ボロボロになったキャベツ。その後は、出展者の食料に

発射されるテニスボールの速度は4~500km/hにも達するとか。今回使われた真空バズーカの長さは3m強だが、長ければ長いほど加速時間は増えるというわけで、「8m砲」ではテニスボールが「黒こげになった」という恐ろしい逸話も。

動画

発射のデモ動画。片端のアクリル板を勢いよく落とすのがトリガとなる

動画

別のデモ動画。テニスボールの勢いでキャベツが吹っ飛んでいる

ちなみに会場にはカシオの高速撮影デジカメ「EX-F1」が持ち込まれており、その動画ファイルが上記リンクのサイトやYouTubeで公開されている。そちらも必見。

新感覚の乗り物? 自作ホバークラフト

自作したホバークラフトのデモを行っていたのはフリーライターの高橋隆雄氏。ホバークラフトというと何やらややこしそうだが、これは合板にビニールシートを貼り付けただけのもの。こんな単純なものでも、送風機でビニールシートの中に風を送り込めば、十分ホバークラフトになるのだ。

自作感あふれるホバークラフト

上には送風機が取り付けられている

スカート代わりのビニールシート底部には穴がいくつか開いており、ここから吹き出る空気によって地面との間にわずかな隙間ができる。この空気の膜によって地面からの抵抗がほとんどなくなり、まるで滑るように進める、というわけだ。送風機は3万円くらいとのことだが、大人の男性が乗ってもちゃんと動いていた。

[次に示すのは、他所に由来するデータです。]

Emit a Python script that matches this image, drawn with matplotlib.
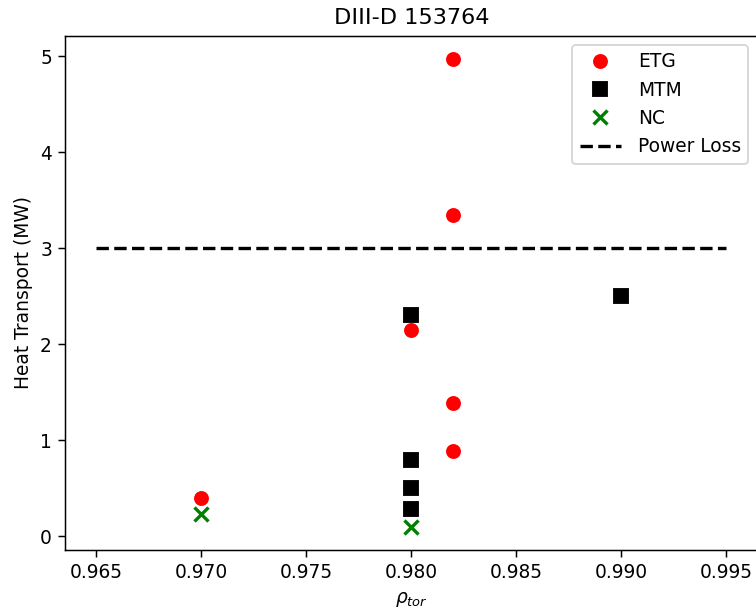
import numpy as np
import matplotlib.pyplot as plt

# Heat transport estimates by mode, DIII-D shot 153764
etg_rho = [0.970, 0.980, 0.982, 0.982, 0.982, 0.982]
etg_q = [0.40, 2.15, 4.97, 3.35, 1.39, 0.89]

mtm_rho = [0.980, 0.980, 0.980, 0.980, 0.990]
mtm_q = [2.30, 0.80, 0.50, 0.28, 2.50]

nc_rho = [0.970, 0.980]
nc_q = [0.23, 0.10]

loss_rho = [0.965, 0.995]
loss_q = [3.0, 3.0]

dpi = 134
fig = plt.figure(figsize=(756 / dpi, 614 / dpi), dpi=dpi)
ax = fig.add_axes([0.086, 0.104, 0.916, 0.838])

h_mtm, = ax.plot(mtm_rho, mtm_q, 's', color='black', markersize=7, label='MTM')
h_etg, = ax.plot(etg_rho, etg_q, 'o', color='red', markersize=7, label='ETG')
h_nc, = ax.plot(nc_rho, nc_q, 'x', color='green', markersize=7, markeredgewidth=1.8, label='NC')
h_loss, = ax.plot(loss_rho, loss_q, '--', color='black', linewidth=1.8, label='Power Loss')

ax.set_title('DIII-D 153764')
ax.set_xlabel(r'$\rho_{tor}$')
ax.set_ylabel('Heat Transport (MW)')
ax.set_xticks(np.arange(0.965, 0.9951, 0.005))
ax.legend(handles=[h_etg, h_mtm, h_nc, h_loss], loc='upper right',
          handlelength=2.2, handletextpad=0.9)

fig.savefig('out.png', dpi=dpi)
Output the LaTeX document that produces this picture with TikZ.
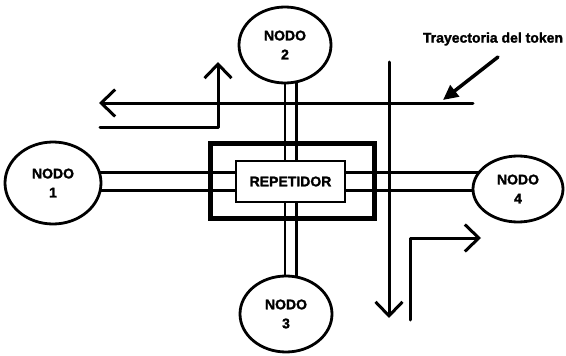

大人の男性が乗ってもちゃんと動く。操作は子供の方がうまいかも!?

動画

試乗が可能だったので、次から次へと来場者が挑戦していた。筆者も乗ってみたのだが、重心移動が微妙で結構難しい

ただし推力のための機構は装備していないので、このままでは地面の傾斜や風に押されて勝手に進むことになる。任意の方向に進みたければ、扇風機を持つなどの工夫が必要になるだろう。

人間搭乗型の自作ロボット

タイミングが悪く、残念ながら動作デモを見ることができなかったのだが、KIMURA氏の"二足自走機"「フッタウェイ」もなかなか面白そう。ただYouTubeにアップされた動画ファイルを見た限りでは、乗り心地は良くないというか、むしろ悪そう?

二足自走機の「フッタウェイ」。50ccのエンジンで動く

この犬型ロボット?もエンジンで動く

歩行スピードはゆったりしているが、しっかり前進している

ローコストの自作プラネタリウム

自作プラネタリウムというとメガスターの大平貴之氏が有名だが、ヒゲキタ氏も10年間、自作のプラネタリウムで全国に出張投影をしてきた人物。これまでの総入場者数は10万人近いとのことで、会場でも各回満員の大人気となっていた。

エアドーム式の自作プラネタリウム

投影ドーム(直径4m)はなんとポリ袋製で、扇風機で中に風を送り込んで膨らましているという。投影機は豆電球を使ったピンホール式。材料費はかなり安そうだが、約6,000個の恒星を投影することが可能となっている。